Beberapa waktu lalu, saya membaca salah satu informasi dari media pemberitaan bahwa Dinas Perhubungan Provinsi DKI Jakarta berencana akan menerbitkan sebuah aturan untuk mengatur pemisahan posisi duduk (antara laki-laki dan perempuan) di kursi angkutan umum (khususnya angkot). Rencana ini merupakan tanggapan dari Dishub DKI atas banyaknya kejadian/laporan dari masyarakat berkenaan dengan kasus pelecehan seksual yang kerap terjadi di angkot.
Dalam hal ini, mayoritas masyarakat mendukung rencana yang akan di realisasikan Dishub DKI Jakarta, sebab, aturan itu memang mendesak dan sangat di perlukan. Masyarakat menilai, aturan ini sepertinya dapat menjamin keamanan dan kenyamanan mereka saat menaiki angkot. Untuk pengaturan posisi tempat duduk yang lebih spesifik, saya pribadi kurang mengetahui secara detail, namun, kalau boleh komentar, aturan ini memang cukup bagus.
Walaupun tidak semua elemen masyarakat menilai seperti itu, tetapi harapan saya, mudah-mudahan aturan ini dapat berjalan dengan lancar dan nantinya mampu memberikan keefektifan tersendiri untuk menekan angka kriminalitas/pelecehan seksual yang marak terjadi di angkutan umum/angkot. Namun, saya sedikit heran, mengapa aturan-aturan yang mengatur perilaku/aktivitas masyarakat di Indonesia semakin banyak saja ya?

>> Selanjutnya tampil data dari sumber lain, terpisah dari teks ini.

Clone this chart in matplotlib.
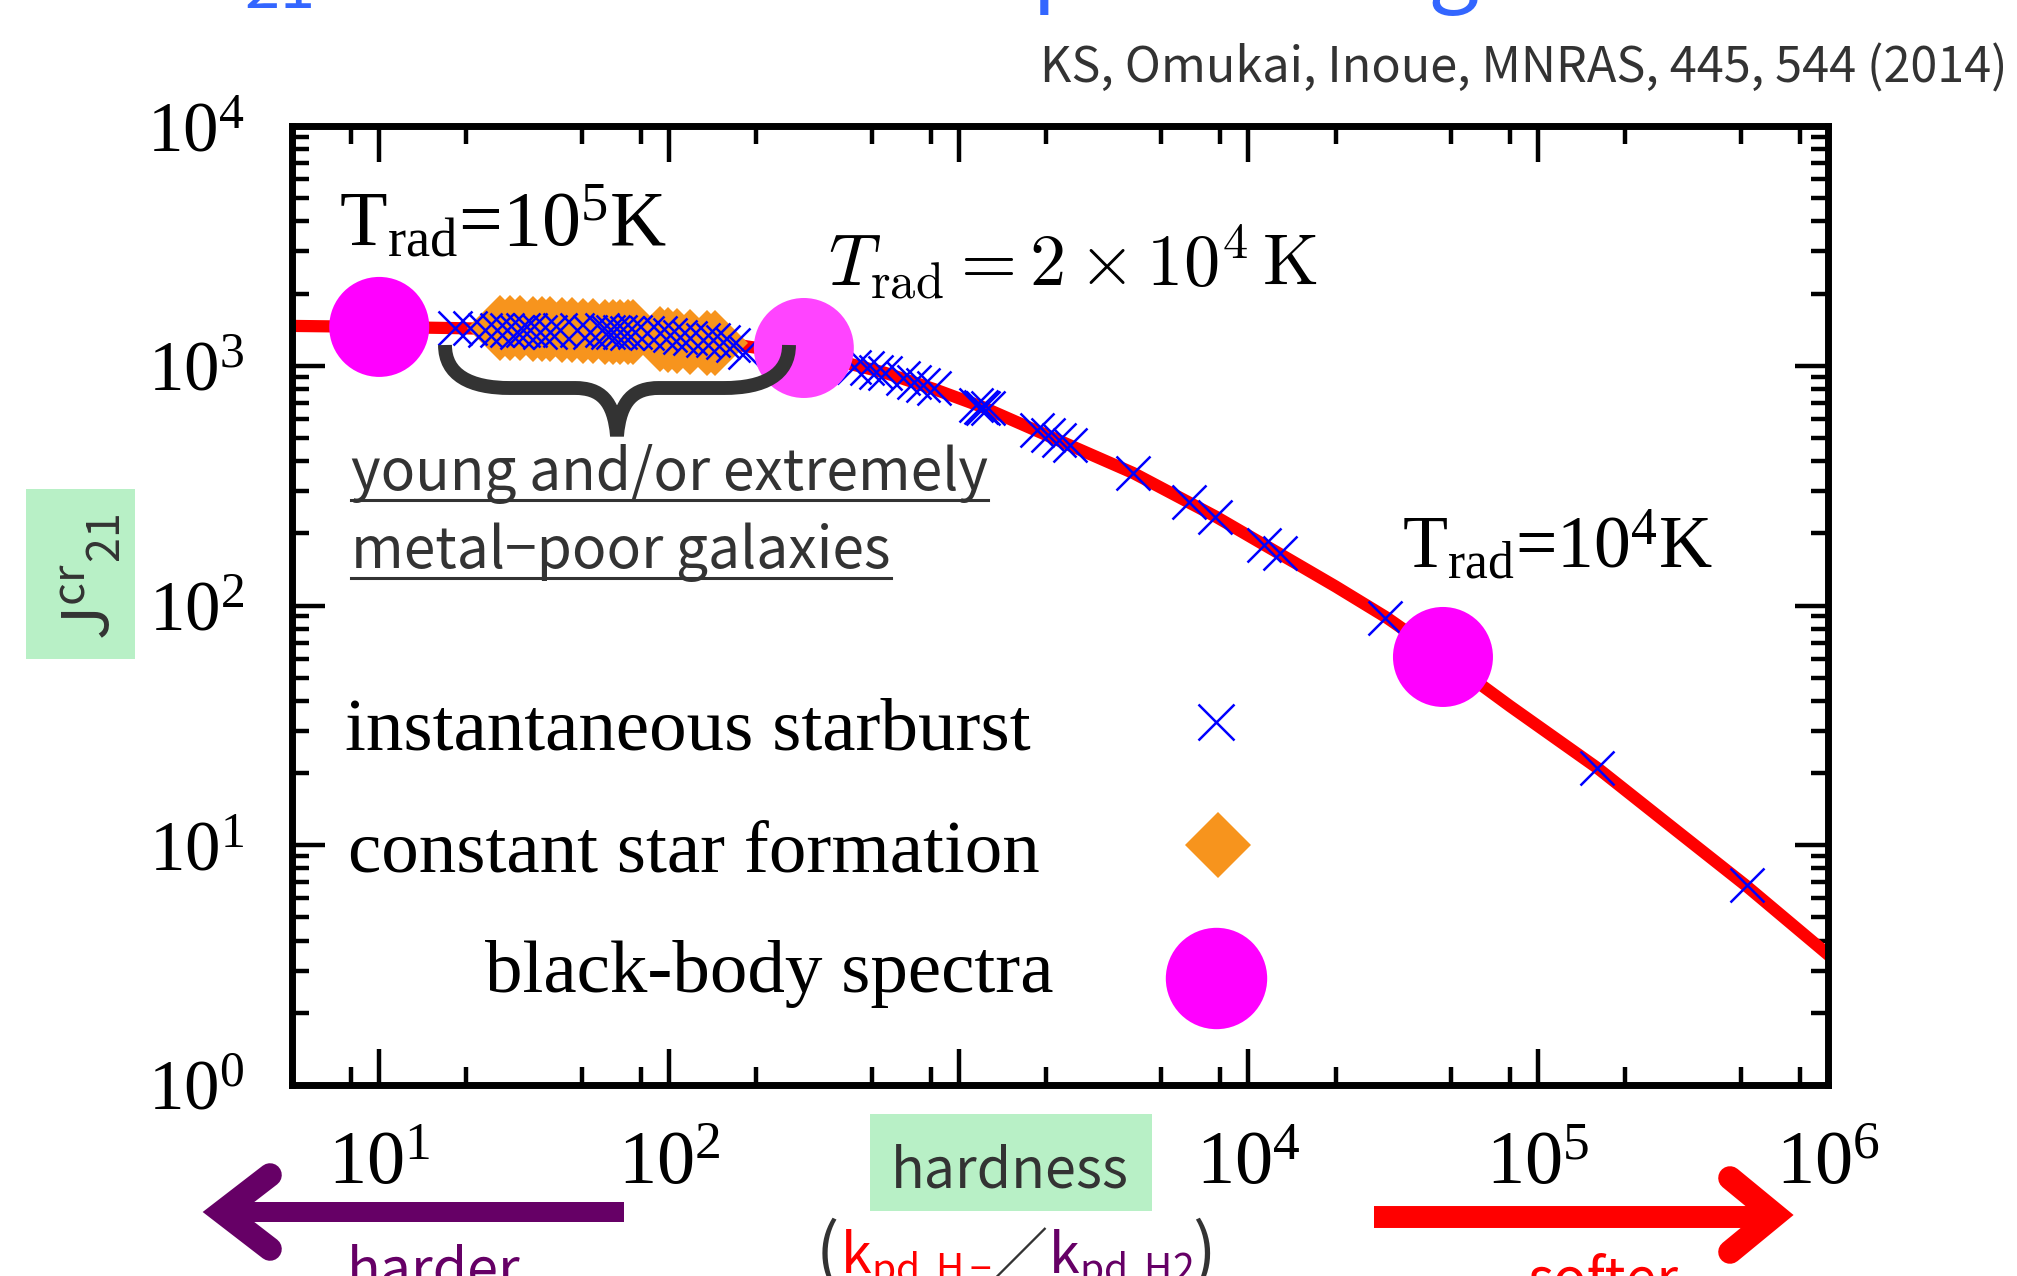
import matplotlib
matplotlib.use('Agg')
import matplotlib.pyplot as plt
import numpy as np
from matplotlib.lines import Line2D
from matplotlib.patches import Rectangle, PathPatch
from matplotlib.path import Path
from matplotlib.transforms import Affine2D
from matplotlib.ticker import FixedLocator, FixedFormatter, LogLocator, NullFormatter

plt.rcParams['font.family'] = 'Liberation Serif'
plt.rcParams['mathtext.fontset'] = 'custom'
plt.rcParams['mathtext.rm'] = 'Liberation Serif'
plt.rcParams['mathtext.it'] = 'Liberation Serif:italic'
plt.rcParams['mathtext.sf'] = 'Noto Sans CJK JP'

# critical intensity J21^cr vs hardness k_pd,H- / k_pd,H2
hard_curve = [5, 10, 18, 30, 50, 80, 120, 150, 185, 292, 411, 556, 820, 1200, 2000,
              4000, 7700, 12000, 20000, 30000, 46900, 80000, 1.6e5, 3e5, 5.2e5, 1e6]
J_curve = [1466, 1452, 1436, 1418, 1400, 1375, 1315, 1265, 1205, 1110, 1026, 935, 800,
           675, 515, 357, 235, 172, 120, 89, 61, 38, 21, 11.5, 6.8, 3.5]

# instantaneous starburst models
isb_hard = [18.3, 20.6, 23.2, 25.5, 27.6, 29.9, 31.3, 33.1, 35.9, 38.8, 42.0, 48.1,
            53.3, 58.7, 61.5, 64.1, 67.7, 71.6, 76.3, 84.0, 93.1, 101, 109, 118, 131,
            142, 154, 166, 183,
            434, 483, 518, 556, 641, 700, 752, 820, 1150, 1191, 1213, 1257, 1857, 2028,
            2218, 2421, 3981, 6209, 7674, 11324, 12823, 29512, 1.59e5, 5.25e5]
isb_J = [1436, 1436, 1410, 1410, 1410, 1386, 1410, 1410, 1386, 1386, 1410, 1410,
         1386, 1410, 1386, 1386, 1386, 1371, 1386, 1371, 1371, 1343, 1318, 1306, 1280,
         1280, 1256, 1221, 1141,
         991, 976, 944, 929, 887, 858, 831, 805, 686, 675, 664, 664, 540, 514,
         490, 467, 356, 271, 235, 179, 165, 88.3, 21.0, 6.83]

# constant star formation models
csf_hard = [26.1, 28.3, 30.6, 34.0, 36.5, 38.8, 42.7, 46.3, 50.5, 54.7, 60.1, 64.1,
            67.7, 72.2, 75.1, 93.1, 99.2, 107, 118, 135, 144]
csf_J = [1437, 1437, 1437, 1430, 1420, 1420, 1415, 1410, 1400, 1390, 1383, 1383,
         1383, 1383, 1383, 1290, 1280, 1270, 1260, 1250, 1244]

# black-body spectra: T_rad = 1e5, 2e4, 1e4 K
bb_hard = [10, 292, 46900]
bb_J = [1452, 1186, 61]
bb_colors = ['#ff00ff', '#ff44ff', '#ff00ff']

x_ticks = [10, 1e2, 1e3, 1e4, 1e5, 1e6]
x_labels = ['$10^1$', '$10^2$', '', '$10^4$', '$10^5$', '$10^6$']
y_ticks = [1, 10, 1e2, 1e3, 1e4]
y_labels = ['$10^0$', '$10^1$', '$10^2$', '$10^3$', '$10^4$']

W, H = 2017, 1276
fig = plt.figure(figsize=(W / 100, H / 100), dpi=100)
ax = fig.add_axes([292 / W, 1 - 1085 / H, (1828 - 292) / W, (1085 - 126) / H])
# pixel coordinates measured from the top-left corner
pix = Affine2D().scale(1 / W, -1 / H).translate(0, 1) + fig.transFigure

ax.plot(hard_curve, J_curve, color='red', lw=8.8, zorder=2)
ax.plot(csf_hard, csf_J, ls='none', marker='D', ms=34, color='#f7941d', mew=0, zorder=3)
ax.plot(isb_hard, isb_J, ls='none', marker='x', ms=24, mew=1.8, color='blue', zorder=4)
ax.scatter(bb_hard, bb_J, s=72 ** 2, c=bb_colors, linewidths=0, zorder=5)

ax.set_xscale('log')
ax.set_yscale('log')
ax.set_xlim(5, 1e6)
ax.set_ylim(1, 1e4)
ax.xaxis.set_major_locator(FixedLocator(x_ticks))
ax.xaxis.set_major_formatter(FixedFormatter(x_labels))
ax.xaxis.set_minor_locator(LogLocator(base=10, subs=(2, 5, 8), numticks=20))
ax.xaxis.set_minor_formatter(NullFormatter())
ax.yaxis.set_major_locator(FixedLocator(y_ticks))
ax.yaxis.set_major_formatter(FixedFormatter(y_labels))
ax.yaxis.set_minor_locator(LogLocator(base=10, subs=np.arange(2, 10), numticks=20))
ax.yaxis.set_minor_formatter(NullFormatter())

ax.tick_params(which='both', direction='in', top=True, right=True, width=3.2)
ax.tick_params(axis='x', which='major', length=26, pad=33, labelsize=55)
ax.tick_params(axis='x', which='minor', length=13)
ax.tick_params(axis='y', which='major', length=24, pad=34, labelsize=51)
ax.tick_params(axis='y', which='minor', length=12)
for sp in ax.spines.values():
    sp.set_linewidth(5)

sans = 'Noto Sans CJK JP'
gray = '#333333'

# title line (runs off the top edge)
fig.text(195, -6, r'$\mathsf{J_{21}}$ for the realistic spectra of galaxies', transform=pix,
         family=sans, fontsize=65, color='#3366ff', va='baseline')
fig.text(2008, 83, 'KS, Omukai, Inoue, MNRAS, 445, 544 (2014)', transform=pix,
         family=sans, fontsize=35, color=gray, ha='right', va='baseline')

# temperature labels
fig.text(339, 245, r'T$_{\rm rad}$=10$^5$K', transform=pix, fontsize=56, va='baseline')
fig.text(828, 286, r'$T_{\rm rad} = 2\times10^{4}\,{\rm K}$', transform=pix,
         fontsize=52, va='baseline', math_fontfamily='cm')
fig.text(1402, 568, r'T$_{\rm rad}$=10$^4$K', transform=pix, fontsize=53, va='baseline')

# brace over the galaxy models
brace = Path([(445, 345), (445, 375), (470, 388), (510, 388), (575, 388),
              (600, 388), (614, 400), (617, 436), (620, 400), (634, 388), (659, 388),
              (724, 388), (764, 388), (789, 375), (789, 345)],
             [Path.MOVETO, Path.CURVE4, Path.CURVE4, Path.CURVE4, Path.LINETO,
              Path.CURVE4, Path.CURVE4, Path.CURVE4, Path.CURVE4, Path.CURVE4, Path.CURVE4,
              Path.LINETO, Path.CURVE4, Path.CURVE4, Path.CURVE4])
fig.add_artist(PathPatch(brace, fill=False, lw=10, edgecolor=gray, capstyle='butt',
                         joinstyle='bevel', transform=pix))

gal1 = fig.text(351, 490, 'young and/or extremely', transform=pix, family=sans,
                fontsize=41, color=gray, va='baseline')
gal2 = fig.text(351, 568, 'metal\u2212poor galaxies', transform=pix, family=sans,
                fontsize=41, color=gray, va='baseline')

# key
fig.text(345, 749, 'instantaneous starburst', transform=pix, fontsize=54, va='baseline')
fig.text(348, 871, 'constant star formation', transform=pix, fontsize=54, va='baseline')
fig.text(485, 992, 'black-body spectra', transform=pix, fontsize=54, va='baseline')
fig.add_artist(Line2D([1216], [722], marker='x', ms=26, mew=1.8, color='blue', transform=pix))
fig.add_artist(Line2D([1218], [845], marker='D', ms=34, mew=0, color='#f7941d', transform=pix))
fig.add_artist(Line2D([1216], [978], marker='o', ms=73, mew=0, color='#ff00ff', transform=pix))

# y label in a green box
fig.add_artist(Rectangle((26, 489), 109, 170, color='#b8f0c6', lw=0, transform=pix))
fig.text(92, 577, r'$\mathsf{J^{cr}{}_{21}}$', transform=pix, rotation=90, fontsize=46,
         color=gray, ha='center', va='center')

# x label in a green box
fig.add_artist(Rectangle((870, 1114), 282, 97, color='#b8f0c6', lw=0, transform=pix))
fig.text(1010, 1187, 'hardness', transform=pix, family=sans, fontsize=40, color=gray,
         ha='center', va='baseline')
fig.text(816, 1275, '(', transform=pix, family=sans, fontsize=50, color=gray, va='baseline')
fig.text(840, 1273, r'$\mathsf{k_{pd,H-}}$', transform=pix, fontsize=40, color='red',
         va='baseline')
fig.text(993, 1273, '\uff0f', transform=pix, family=sans, fontsize=39, color=gray,
         va='baseline')
fig.text(1048, 1273, r'$\mathsf{k_{pd,H2}}$', transform=pix, fontsize=40,
         color='#660066', va='baseline')
fig.text(1192, 1275, ')', transform=pix, family=sans, fontsize=50, color=gray,
         va='baseline')

# harder / softer arrows
purple = '#660066'
fig.add_artist(Line2D([624, 222], [1212, 1212], lw=14.4, color=purple,
                      solid_capstyle='butt', transform=pix))
fig.add_artist(Line2D([270, 222, 270], [1175, 1212, 1249], lw=17, color=purple,
                      solid_capstyle='round', solid_joinstyle='miter', transform=pix))
fig.text(347, 1287, 'harder', transform=pix, family=sans, fontsize=40, color=purple,
         va='baseline')
fig.add_artist(Line2D([1374, 1775], [1217, 1217], lw=15.8, color='red',
                      solid_capstyle='butt', transform=pix))
fig.add_artist(Line2D([1730, 1775, 1730], [1178, 1215, 1252], lw=17, color='red',
                      solid_capstyle='round', solid_joinstyle='miter', transform=pix))
fig.text(1527, 1297, 'softer', transform=pix, family=sans, fontsize=40, color='red',
         va='baseline')

# underline the galaxy caption
fig.canvas.draw()
renderer = fig.canvas.get_renderer()
for t, y in ((gal1, 500), (gal2, 578)):
    bb = t.get_window_extent(renderer)
    fig.add_artist(Line2D([bb.x0, bb.x1], [y, y], lw=2.2, color=gray, transform=pix))

fig.savefig('out.png', dpi=100)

Saya merasa ada yang tidak beres di sini. Setelah membaca salah satu postingan Buya Husein Muhammad di Facebook, akhirnya saya mendapatkan satu kesimpulan yang menjadi jawaban keheranan saya. Semakin sedikit aturan merupakan indikasi dari semakin baiknya moralitas masyarakat pada suatu tempat, sebaliknya, semakin banyak aturan merupakan indikasi dari semakin buruknya moralitas masyarakat pada suatu tempat.
Jadi, moralitas yang semakin rendahlah yang menjadi penyebabnya. Moralitas masyarakat kita semakin bobrok. Sehingga, berbagai kejadian yang tidak terpuji, bersifat merugikan dan seterusnya semakin marak terjadi. Selain membuat aturan-aturan, seharusnya kita juga memerlukan sebuah upaya untuk memperbaiki moralitas masyarakat (entah melalui pendidikan, dll). Karena, moralitas yang semakin baik dapat menciptakan suatu kondisi masyarakat yang berakhlak dan jauh dari kecenderungan untuk berbuat maksiat (keluar dari norma, nista, jahat, dsb).